Patricia Volhard, a partner in the investment funds practice at law firm Debevoise & Plimpton, says: “SFDR is not product regulation. It’s a disclosure regime, so an Article 8 fund still has a lot of flexibility. You can set the bar lower or higher when defining your environmental or social targets, and you can still be Article 8 as long as you specifically promote such an environmental or social objective and report on your performance in light of that objective on an ongoing basis. The real question is whether, in defining your objective, you set the bar high enough to meet investor expectations.”
However, Volhard is already seeing investors putting pressure on managers to classify as Article 8 rather than Article 6: “When SFDR became effective a lot of fund sponsors didn’t want to run the risk of being considered to fall under Article 8. They wanted to talk about their ESG policy but they didn’t want to be considered to be promoting an environmental theme and become subject to that reporting, and face uncertainty as to the scope of that reporting.

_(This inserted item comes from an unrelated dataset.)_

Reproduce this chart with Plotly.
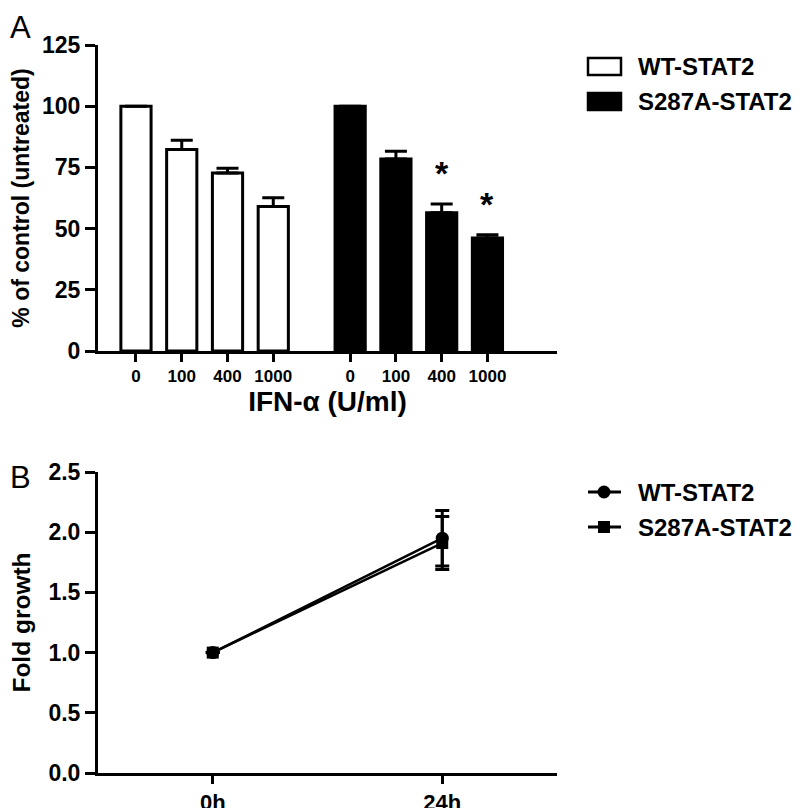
import plotly.graph_objects as go

# ---------------- data ----------------
series_names = ["WT-STAT2", "S287A-STAT2"]

doses = ["0", "100", "400", "1000"]
wt_mean = [100, 82.3, 72.7, 59.0]
wt_sem = [0, 3.8, 2.0, 3.6]
mut_mean = [100, 78.4, 56.5, 46.2]
mut_sem = [0, 3.2, 3.5, 1.3]
mut_significant = [False, False, True, True]

time_labels = ["0h", "24h"]
wt_fold = [1.0, 1.95]
wt_fold_sem = [0, 0.23]
mut_fold = [1.0, 1.91]
mut_fold_sem = [0, 0.22]

# ---------------- layout constants ----------------
FONT = "Liberation Sans, Arial, Helvetica, sans-serif"
OFF = 8                      # default body margin of the html page
W, H = 800 - OFF, 808 - OFF


def px(x):
    return (x - OFF) / W


def py(y):
    return 1 - (y - OFF) / H


GROUP_GAP = 4.68             # offset of the second group of bars (category units)
wt_x = [i + 1 for i in range(len(doses))]
mut_x = [i + 1 + GROUP_GAP for i in range(len(doses))]

XDOM = [px(98), px(557)]
YDOM_A = [py(351), py(45)]
YDOM_B = [py(773), py(472)]

fig = go.Figure()

# ---- Panel A bars ----
fig.add_trace(go.Bar(
    x=wt_x, y=wt_mean, name=series_names[0], width=0.66,
    marker=dict(color="white", line=dict(color="black", width=3)),
    error_y=dict(type="data", array=wt_sem, arrayminus=[0] * len(wt_sem),
                 symmetric=False, color="black", thickness=3, width=11),
    showlegend=False, xaxis="x", yaxis="y"))
fig.add_trace(go.Bar(
    x=mut_x, y=mut_mean, name=series_names[1], width=0.66,
    marker=dict(color="black", line=dict(color="black", width=3)),
    error_y=dict(type="data", array=mut_sem, arrayminus=[0] * len(mut_sem),
                 symmetric=False, color="black", thickness=3, width=11),
    showlegend=False, xaxis="x", yaxis="y"))

# ---- Panel B lines ----
fig.add_trace(go.Scatter(
    x=time_labels, y=wt_fold, name=series_names[0], mode="lines+markers",
    line=dict(color="black", width=2.5),
    marker=dict(symbol="circle", size=13, color="black"),
    error_y=dict(type="data", array=wt_fold_sem, color="black", thickness=3, width=7),
    showlegend=False, xaxis="x2", yaxis="y2"))
fig.add_trace(go.Scatter(
    x=time_labels, y=mut_fold, name=series_names[1], mode="lines+markers",
    line=dict(color="black", width=2.5),
    marker=dict(symbol="square", size=12, color="black"),
    error_y=dict(type="data", array=mut_fold_sem, color="black", thickness=3, width=7),
    showlegend=False, xaxis="x2", yaxis="y2"))


def bold(s):
    return dict(family=FONT, size=s, color="black", weight="bold")


axis_common = dict(showline=True, linecolor="black", linewidth=3, ticks="outside",
                   tickcolor="black", tickwidth=2.5, showgrid=False, zeroline=False,
                   automargin=False, mirror=False)

annotations = []
shapes = []

# significance asterisks
for xv, m, s, sig in zip(mut_x, mut_mean, mut_sem, mut_significant):
    if sig:
        annotations.append(dict(x=xv, y=m + s, xref="x", yref="y", text="*",
                                showarrow=False, yanchor="bottom", yshift=10,
                                font=bold(34)))
# panel letters
annotations.append(dict(x=px(8), y=py(8), xref="paper", yref="paper", text="A",
                        showarrow=False, xanchor="left", yanchor="top",
                        font=dict(family=FONT, size=31, color="black")))
annotations.append(dict(x=px(8), y=py(458), xref="paper", yref="paper", text="B",
                        showarrow=False, xanchor="left", yanchor="top",
                        font=dict(family=FONT, size=31, color="black")))

# legend for panel A (wide rectangular swatches)
swatch_fill = ["white", "black"]
swatch_rows = [(58, 75), (93, 110)]
for name, fill, (t, b) in zip(series_names, swatch_fill, swatch_rows):
    shapes.append(dict(type="rect", xref="paper", yref="paper",
                       x0=px(588), x1=px(621), y0=py(b), y1=py(t),
                       fillcolor=fill, line=dict(color="black", width=2.5)))
    annotations.append(dict(x=px(636), y=py((t + b) / 2), xref="paper", yref="paper",
                            text=name, showarrow=False, xanchor="left", yanchor="middle",
                            font=bold(24)))

# legend for panel B (line + marker glyphs)
legend_b_rows = [492, 527]
legend_b_symbols = ["circle", "square"]
for name, sym, yc in zip(series_names, legend_b_symbols, legend_b_rows):
    shapes.append(dict(type="line", xref="paper", yref="paper",
                       x0=px(588), x1=px(621), y0=py(yc), y1=py(yc),
                       line=dict(color="black", width=3)))
    r = 6.5 if sym == "circle" else 6
    shapes.append(dict(type="circle" if sym == "circle" else "rect",
                       xref="paper", yref="paper",
                       x0=px(604 - r), x1=px(604 + r), y0=py(yc + r), y1=py(yc - r),
                       fillcolor="black", line=dict(color="black", width=0)))
    annotations.append(dict(x=px(636), y=py(yc), xref="paper", yref="paper",
                            text=name, showarrow=False, xanchor="left", yanchor="middle",
                            font=bold(24)))

fig.update_layout(
    width=W, height=H, margin=dict(l=0, r=0, t=0, b=0),
    paper_bgcolor="white", plot_bgcolor="white",
    barmode="overlay", showlegend=False,
    font=dict(family=FONT, color="black"),
    xaxis=dict(domain=XDOM, anchor="y", range=[0.17, 10.2],
               tickvals=wt_x + mut_x, ticktext=doses + doses, ticklen=8,
               tickfont=bold(17),
               title=dict(text="IFN-α (U/ml)", standoff=2, font=bold(28)),
               **axis_common),
    yaxis=dict(domain=YDOM_A, anchor="x", range=[0, 125],
               tickvals=[0, 25, 50, 75, 100, 125],
               ticklen=10, tickfont=bold(23),
               title=dict(text="% of control (untreated)", standoff=9, font=bold(23)),
               **axis_common),
    xaxis2=dict(domain=XDOM, anchor="y2", type="category", range=[-0.5, 1.5],
                ticklen=8, tickfont=bold(22), **axis_common),
    yaxis2=dict(domain=YDOM_B, anchor="x2", range=[0, 2.5],
                tickvals=[0, 0.5, 1.0, 1.5, 2.0, 2.5],
                tickformat=".1f", ticklen=10, tickfont=bold(23),
                title=dict(text="Fold growth", standoff=12, font=bold(24.5)),
                **axis_common),
    annotations=annotations,
    shapes=shapes,
)

fig.write_html("out.html")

“Now, the situation has changed quite substantially. We see more fund sponsors asking how they can qualify for Article 8. There’s a much more positive attitude, and managers want to be within the scope of Article 8 in a manner that they can fulfil. Article 8 has become a standard managers are aiming for, and that must be because investors are asking for it.”
Langton says the direction of travel is clear: “Some of the large law firms have taken quite a conservative stance and advised clients to go very cautiously, because they don’t know how the disclosure obligations will play out. We’ve also seen one or two leading sustainability firms globally that you would think might go for Article 9 hovering instead around Article 8 to keep their options open.
“There has certainly been an increase in investors asking the questions; and if a manager isn’t classified as Article 8, they want to know why. But at the moment, it’s a discussion piece rather than a real money-moving piece. It is an area with nuances. Certainly over time I’m sure we will see a convergence around Article 8.”